Perhaps the worst thing about this 53/47 analysis is how it infantilizes voters of all income levels.
Go back to Romney's full description:
There are 47 percent of the people who will vote for the president no matter what. All right, there are 47 percent who are with him, who are dependent upon government, who believe that they are victims, who believe the government has a responsibility to care for them, who believe that they are entitled to health care, to food, to housing, to you-name-it. That that's an entitlement. And the government should give it to them. And they will vote for this president no matter what…These are people who pay no income tax…[M]y job is is not to worry about those people. I'll never convince them they should take personal responsibility and care for their lives.
This is economic determinism at its worst, going against the very message the Republican Party was trying to sell to the world during its quadrennial national convention last month. Over and over again, we heard speakers there talk about how their immigrant grandparents came to this country, worked hard, built "that," never asked for a handout, and as a result their descendants have enjoyed the American Dream of ever-upward mobility. What the 53/47 dividing line says, to the direct contrary, is that income status is a permanent political condition, defrocking all Americans of agency and independent thought.
Most people at some point will be part of the 47 percent (indeed, nearly most already are). When my friends and I were comparatively poor, as people often are in their 20s and early 30s, we (for the most part) didn't "believe" that we were "victims," didn't "believe the government has a responsibility" to care for us, and didn't vote for Democratic political candidates "no matter what." We mostly took personal responsibility and care for our lives, and acted according to our idiosyncratic individual values and whims.

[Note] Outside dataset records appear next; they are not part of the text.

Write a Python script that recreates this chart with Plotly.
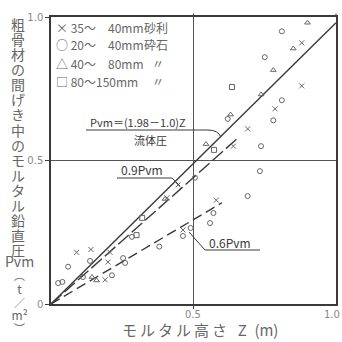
import plotly.graph_objects as go

# ---- data ----
gravel_x = [0.88, 0.88, 0.786, 0.69, 0.64, 0.58, 0.463, 0.446, 0.407, 0.207, 0.20, 0.09, 0.14, 0.19]
gravel_y = [0.91, 0.76, 0.68, 0.61, 0.55, 0.362, 0.258, 0.415, 0.37, 0.18, 0.146, 0.18, 0.19, 0.084]

crushed_x = [0.81, 0.75, 0.81, 0.78, 0.62, 0.737, 0.733, 0.69, 0.505, 0.57, 0.558, 0.49, 0.463,
             0.284, 0.253, 0.26, 0.137, 0.06, 0.112, 0.214, 0.025, 0.04, 0.38]
crushed_y = [0.95, 0.86, 0.71, 0.64, 0.645, 0.55, 0.463, 0.376, 0.44, 0.317, 0.282, 0.265, 0.237,
             0.234, 0.16, 0.143, 0.15, 0.13, 0.094, 0.10, 0.073, 0.077, 0.20]

tri_x = [0.90, 0.85, 0.78, 0.737, 0.63, 0.544, 0.40, 0.144, 0.16]
tri_y = [0.98, 0.89, 0.815, 0.73, 0.66, 0.557, 0.366, 0.094, 0.082]

sq_x = [0.635, 0.572, 0.32, 0.30]
sq_y = [0.756, 0.537, 0.30, 0.24]

coef_full = 1.98 - 1.0
line_factors = [1.0, 0.9, 0.6]
line_xmax = [1.0, 0.66, 0.60]
line_dash = ["solid", "14px,4px", "10px,5px"]

legend_symbols = ["×", "○", "△", "□"]
legend_sizes = ["35～\u300040mm", "20～\u300040mm", "40～\u300080mm", "80～150mm"]
legend_kinds = ["砂利", "砕石", "〃", "〃"]
ylabel_chars = list("粗骨材の間げき中のモルタル鉛直圧")
ylabel_tail = ["Pvm", "︵", "t", "／", "m²", "︶"]
xlabel = "モ\u2009ル\u2009タ\u2009ル\u2009高\u2009さ\u2002 Z\u2002(m)"

# ---- figure ----
W, H = 342, 342
L, R, T, B = 51, 6, 17, 38
PW, PH = W - L - R, H - T - B
def px(x): return (x - L) / PW
def py(y): return (H - B - y) / PH

ink = "#3a3a3a"
gray = "#666"
jp = "Noto Sans CJK JP"

fig = go.Figure()
for f, xm, d in zip(line_factors, line_xmax, line_dash):
    k = coef_full * f
    fig.add_trace(go.Scatter(x=[0, xm], y=[0, k * xm], mode="lines",
                             line=dict(color=ink, width=1.4, dash=d), showlegend=False))

mk = dict(color=gray, size=5, line=dict(color=gray, width=1))
fig.add_trace(go.Scatter(x=gravel_x, y=gravel_y, mode="markers",
                         marker=dict(symbol="x-thin-open", **mk), showlegend=False))
fig.add_trace(go.Scatter(x=crushed_x, y=crushed_y, mode="markers",
                         marker=dict(symbol="circle-open", **mk), showlegend=False))
fig.add_trace(go.Scatter(x=tri_x, y=tri_y, mode="markers",
                         marker=dict(symbol="triangle-up-open", **mk), showlegend=False))
fig.add_trace(go.Scatter(x=sq_x, y=sq_y, mode="markers",
                         marker=dict(symbol="square-open", **mk), showlegend=False))

ann = []
for i, (s, sz, kd) in enumerate(zip(legend_symbols, legend_sizes, legend_kinds)):
    yy = py(27 + 18 * i)
    ann.append(dict(x=px(54), y=yy, xref="paper", yref="paper", text=s + " " + sz,
                    showarrow=False, xanchor="left", yanchor="middle",
                    font=dict(family=jp, size=12, color=gray)))
    kx = 142 if kd != "〃" else 150
    ann.append(dict(x=px(kx), y=yy, xref="paper", yref="paper", text=kd,
                    showarrow=False, xanchor="left", yanchor="middle",
                    font=dict(family=jp, size=12, color=gray)))

# vertical y-axis title: line pitch from block font size, glyphs enlarged by span
chars_text = "<br>".join(f'<span style="font-size:14px">{c}</span>' for c in ylabel_chars)
ann.append(dict(x=px(18), y=py(13), xref="paper", yref="paper", text=chars_text,
                showarrow=False, xanchor="center", yanchor="top", borderpad=0,
                font=dict(family=jp, size=11.6, color=gray)))
tail_sizes = [14, 11, 12, 11, 12, 11]
tail_text = "<br>".join(f'<span style="font-size:{s}px">{c}</span>' for c, s in zip(ylabel_tail, tail_sizes))
ann.append(dict(x=px(19), y=py(250), xref="paper", yref="paper", text=tail_text,
                showarrow=False, xanchor="center", yanchor="top", borderpad=0,
                font=dict(family=jp, size=10.2, color=gray)))

# in-plot labels
ann.append(dict(x=px(88), y=py(122), xref="paper", yref="paper", text="Pvm＝(1.98－1.0)Z",
                showarrow=False, xanchor="left", yanchor="middle",
                font=dict(family=jp, size=11, color=ink)))
ann.append(dict(x=px(150), y=py(140), xref="paper", yref="paper", text="流体圧",
                showarrow=False, xanchor="center", yanchor="middle",
                font=dict(family=jp, size=11, color=ink)))
ann.append(dict(x=px(119), y=py(169), xref="paper", yref="paper", text="0.9Pvm",
                showarrow=False, xanchor="left", yanchor="middle",
                font=dict(family=jp, size=12, color=ink)))
ann.append(dict(x=px(207), y=py(242), xref="paper", yref="paper", text="0.6Pvm",
                showarrow=False, xanchor="left", yanchor="middle",
                font=dict(family=jp, size=12, color=ink)))
# axis labels
ann.append(dict(x=px(200), y=py(341), xref="paper", yref="paper", text=xlabel,
                showarrow=False, xanchor="center", yanchor="bottom", borderpad=0,
                font=dict(family=jp, size=15, color=gray)))
ann.append(dict(x=px(193), y=py(314), xref="paper", yref="paper", text="0.5",
                showarrow=False, xanchor="center", yanchor="middle",
                font=dict(family="DejaVu Sans", size=10, color="#888")))
ann.append(dict(x=px(332), y=py(314), xref="paper", yref="paper", text="1.0",
                showarrow=False, xanchor="center", yanchor="middle",
                font=dict(family="DejaVu Sans", size=10, color="#888")))

shapes = [
    dict(type="path", xref="paper", yref="paper", line=dict(color=ink, width=1),
         path=f"M {px(86)},{py(130)} L {px(208)},{py(130)} Q {px(218)},{py(130)} {px(221)},{py(137)}"),
    dict(type="line", xref="paper", yref="paper", x0=px(117), y0=py(178), x1=px(172), y1=py(178),
         line=dict(color=ink, width=1)),
    dict(type="line", xref="paper", yref="paper", x0=px(172), y0=py(178), x1=px(180), y1=py(186),
         line=dict(color=ink, width=1)),
    dict(type="line", xref="paper", yref="paper", x0=px(205), y0=py(250), x1=px(260), y1=py(250),
         line=dict(color=ink, width=1)),
    dict(type="line", xref="paper", yref="paper", x0=px(205), y0=py(250), x1=px(189), y1=py(232),
         line=dict(color=ink, width=1)),
    dict(type="line", xref="paper", yref="paper", x0=0.5, y0=1, x1=0.5, y1=1.012,
         line=dict(color=ink, width=1)),
    dict(type="line", xref="paper", yref="paper", x0=1, y0=1, x1=1, y1=1.012,
         line=dict(color=ink, width=1)),
]

fig.update_layout(
    width=W, height=H, margin=dict(l=L, r=R, t=T, b=B, autoexpand=False),
    paper_bgcolor="white", plot_bgcolor="white",
    annotations=ann, shapes=shapes,
    xaxis=dict(range=[0, 1], showline=True, mirror=True, linecolor=ink, linewidth=1.5,
               showgrid=True, gridcolor="#555", gridwidth=1, tickvals=[0.5], showticklabels=False,
               ticks="outside", ticklen=3, tickcolor=ink, zeroline=False, fixedrange=True,
               automargin=False),
    yaxis=dict(range=[0, 1], showline=True, mirror=True, linecolor=ink, linewidth=1.5,
               showgrid=True, gridcolor="#555", gridwidth=1, tickvals=[0, 0.5, 1.0],
               ticktext=["0", "0.5", "1.0"], ticks="outside", ticklen=4, tickcolor=ink,
               tickfont=dict(family="DejaVu Sans", size=10, color="#888"),
               zeroline=False, fixedrange=True, automargin=False),
)
fig.write_html("out.html", config={"displayModeBar": False},
               post_script="document.body.style.margin='0px';document.body.style.overflow='hidden';")
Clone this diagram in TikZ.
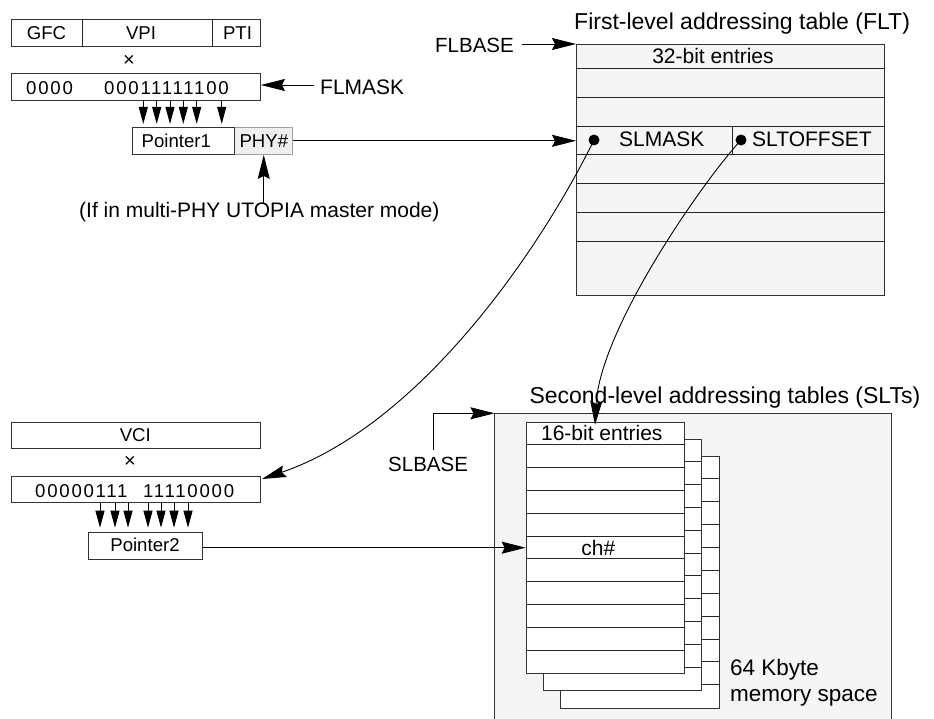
\documentclass[tikz,border=0pt]{standalone}
\usepackage{fontspec}
\setmainfont{Liberation Sans}
\usetikzlibrary{arrows.meta}
\definecolor{panel}{HTML}{F5F5F5}
\definecolor{phyfill}{HTML}{EFEFEF}
\definecolor{phyline}{HTML}{A0A0A0}
\begin{document}
\begin{tikzpicture}[x=1pt,y=-1pt,
  bx/.style={draw=black!80, line width=0.9pt, rectangle, inner sep=0pt, anchor=north west},
  rowline/.style={draw=black!85, line width=0.9pt},
  tsmall/.style={font=\fontsize{18.6pt}{22pt}\selectfont, inner sep=0pt, anchor=base},
  tmask/.style={font=\fontsize{18.6pt}{22pt}\selectfont\addfontfeature{LetterSpace=9.5}, inner sep=0pt, anchor=base west},
  ttab/.style={font=\fontsize{21pt}{25pt}\selectfont, inner sep=0pt, anchor=base},
  tlbl/.style={font=\fontsize{21pt}{25pt}\selectfont, inner sep=0pt, anchor=base west},
  ttitle/.style={font=\fontsize{23pt}{27pt}\selectfont, inner sep=0pt, anchor=base west},
  bigarrow/.style={draw=black, line width=0.9pt, -{Stealth[length=24pt,width=12pt,inset=3pt]}},
  smallarrow/.style={draw=black, line width=0.9pt, -{Triangle[length=17pt,width=9pt]}},
  dotmark/.style={circle, fill=black, inner sep=0pt, minimum size=11pt}
]
\useasboundingbox (0,0) rectangle (934,719);

% ---------- top-left: header and FLMASK ----------
\node[bx, minimum width=249pt, minimum height=26.4pt] (hdr) at (11,19.3) {};
\draw[rowline] (82.3,19.3) -- (82.3,45.7);
\draw[rowline] (212.3,19.3) -- (212.3,45.7);
\node[tsmall] (gfc) at (46.5,40) {GFC};
\node[tsmall] (vpi) at (141,40) {VPI};
\node[tsmall] (pti) at (237.5,40) {PTI};
\node[font=\fontsize{20pt}{22pt}\selectfont, inner sep=0pt] (x1) at (129,61) {×};

\node[bx, minimum width=249pt, minimum height=27pt] (mask1) at (11,73) {};
\node[tmask] (m1a) at (26,94.3) {0000};
\node[tmask] (m1b) at (104,94.3) {00011111100};

\foreach \d in {132.3,145.7,159,172.3,185.7,210.7}
  \draw[smallarrow] ([xshift=\d pt]mask1.south west) -- ++(0,23);

\node[tlbl] (flmask) at (320,95) {FLMASK};
\coordinate (fmk) at (314,85);
\draw[bigarrow] (fmk) -- (fmk -| mask1.east);

\node[bx, fill=phyfill, draw=phyline, minimum width=58pt, minimum height=27.3pt] (phy) at (234.3,126.7) {};
\node[bx, minimum width=102.6pt, minimum height=27.3pt] (p1) at (131.7,126.7) {};
\node[tsmall] (p1t) at (176.3,147.7) {Pointer1};
\node[tsmall] (phyt) at (263.8,147.7) {PHY\#};

\node[tlbl] (iftext) at (79,218) {(If in multi-PHY UTOPIA master mode)};
\draw[bigarrow] (iftext.north -| phy.south) -- (phy.south);

% ---------- FLT ----------
\node[ttitle] (flttitle) at (574,30) {First-level addressing table (FLT)};
\node[bx, fill=panel, minimum width=308pt, minimum height=251pt] (flt) at (576,44) {};
\foreach \y in {68.5,97,126,154.5,183.5,212.5,241}
  \draw[rowline] (576,\y) -- (884,\y);
\draw[rowline] (732,126) -- (732,154.5);
\node[ttab] (e32) at (713,63.5) {32-bit entries};
\node[tlbl] (slm) at (619,147) {SLMASK};
\node[tlbl] (slo) at (752,147) {SLTOFFSET};
\node[dotmark] (d1) at (594,140) {};
\node[dotmark] (d2) at (741,140) {};

\node[font=\fontsize{20.5pt}{25pt}\selectfont, inner sep=0pt, anchor=base west] (flbase) at (435,52.7) {FLBASE};
\coordinate (fbk) at (521.7,44);
\draw[bigarrow] (fbk) -- (flt.north west);

\draw[bigarrow] (phy.east) -- (phy.east -| flt.west);

% ---------- SLT panel ----------
\fill[panel] (494.5,719) -- (494.5,413.3) -- (891,413.3) -- (891,719) -- cycle;
\draw[draw=black!80, line width=0.9pt] (494.5,719) -- (494.5,413.3) -- (891,413.3) -- (891,719);
\coordinate (sltnw) at (494.5,413.3);
\node[ttitle] (slttitle) at (529.3,403.3) {Second-level addressing tables (SLTs)};

\foreach \o in {34.3,17} {
  \node[bx, fill=white, minimum width=158.6pt, minimum height=251.6pt] at (525.7+\o,421.7+\o) {};
  \foreach \i in {1,...,10}
    \draw[rowline] (525.7+\o,421.7+\o+\i*22.87) -- (684.3+\o,421.7+\o+\i*22.87);
}
\node[bx, fill=white, minimum width=158.6pt, minimum height=251.6pt] (slt) at (525.7,421.7) {};
\foreach \i in {1,...,10}
  \draw[rowline] (525.7,421.7+\i*22.87) -- (684.3,421.7+\i*22.87);
\node[inner sep=0pt, minimum width=158.6pt, minimum height=22.87pt, anchor=north west] (chrow) at (525.7,536.05) {};
\node[ttab] (e16) at (601.8,440.7) {16-bit entries};
\node[ttab] (ch) at (598.3,555) {ch\#};

\node[font=\fontsize{22.5pt}{27pt}\selectfont, inner sep=0pt, anchor=base west] (kb) at (730,675) {64 Kbyte};
\node[font=\fontsize{22.5pt}{27pt}\selectfont, inner sep=0pt, anchor=base west] (ms) at (730,701.7) {memory space};

\node[font=\fontsize{20.5pt}{25pt}\selectfont, inner sep=0pt, anchor=base west] (slbase) at (388,471.7) {SLBASE};
\coordinate (sbk) at (433.3,450);
\draw[bigarrow] (sbk) |- (sltnw);

% ---------- bottom-left: VCI ----------
\node[bx, minimum width=249pt, minimum height=26.6pt] (vci) at (11,421.7) {};
\node[tsmall] (vcit) at (135.3,441.7) {VCI};
\node[font=\fontsize{20pt}{22pt}\selectfont, inner sep=0pt] (x2) at (130,461.7) {×};
\node[bx, minimum width=249pt, minimum height=26.6pt] (mask2) at (11,475.7) {};
\node[tmask] (m2a) at (35,497.3) {00000111};
\node[tmask] (m2b) at (143,497.3) {11110000};
\foreach \d in {89,104,117,137,150,163,177}
  \draw[smallarrow] ([xshift=\d pt]mask2.south west) -- ++(0,24.5);
\node[bx, minimum width=113.4pt, minimum height=27.3pt] (p2) at (88.3,531.7) {};
\node[tsmall] (p2t) at (145,551.7) {Pointer2};
\draw[bigarrow] (p2.east |- chrow.west) -- (chrow.west);

% ---------- curved connectors ----------
\coordinate (slmtip) at (262,479);
\coordinate (slotip) at (595,425);
\draw[bigarrow] (d1.center) .. controls (540,250) and (420,425) .. (slmtip);
\draw[bigarrow] (d2.center) .. controls (700,185) and (600,330) .. (slotip);
\end{tikzpicture}
\end{document}
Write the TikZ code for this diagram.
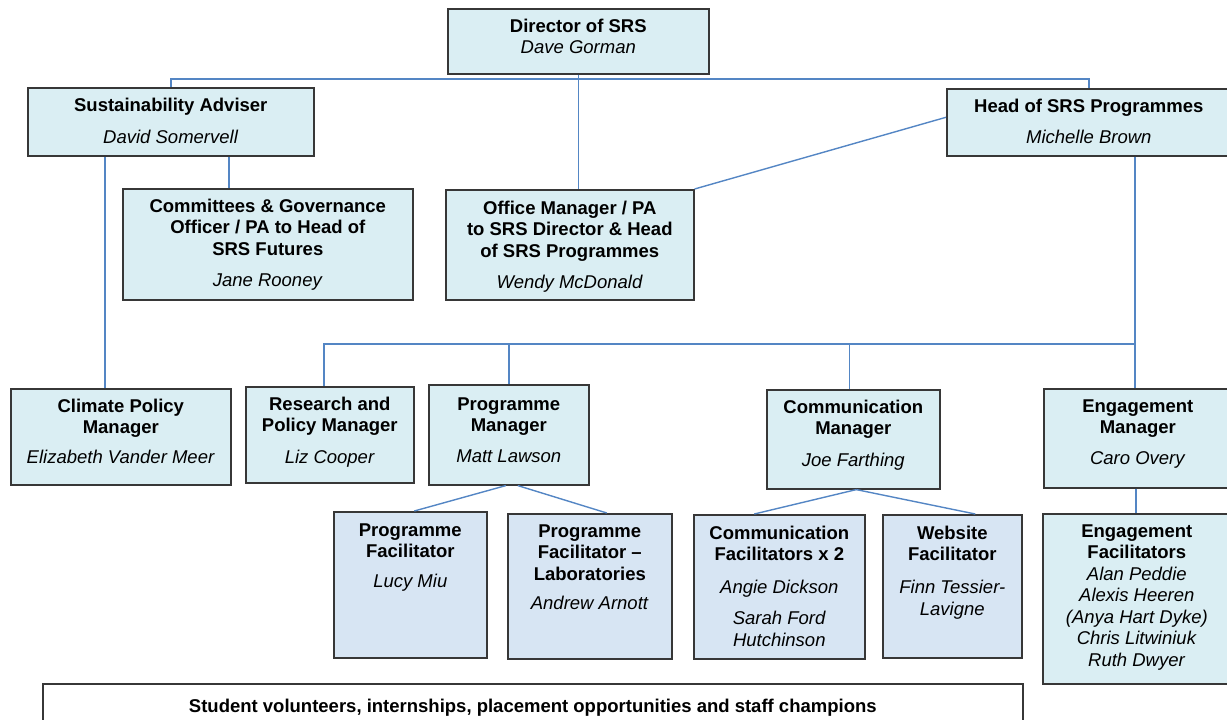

I should theoretically be the target audience for this stuff. I never took out a federally guaranteed student loan, never enjoyed the mortgage-interest deduction; I worry all the time about government spending and entitlements, and I am not unfamiliar with the looter/moocher formulation. But this kind of reductionism does not reflect individualism (as David Brooks charges), it rejects individualism, by insisting that income tax is destiny. It judges U.S. residents not as humans but as productive (or unproductive) units. (Though as long as people are thinking that way, is there any category of resident less taker-y than illegal immigrants with fake Social Security cards who file income taxes?) And it prematurely valorizes one class of government-gobbling Americans while prematurely writing off another.
There are to my mind many more important things to consider in this presidential race than Mitt Romney's reductive parroting of plausible-but-wrong GOP tropes. But the reason this controversy will have legs is ultimately because many Republicans think Romney's comments were just fine. They are about to learn what the rest of the country thinks about that.
UPDATE: Nick Gillespie has a post above well worth reading.
* UPDATE 2: I see from the (mostly disagreeing) comments that my headline is being misunderstood. I'm not saying that the number 47 percent is wrong, but that the political description about the 47 percent is wrong.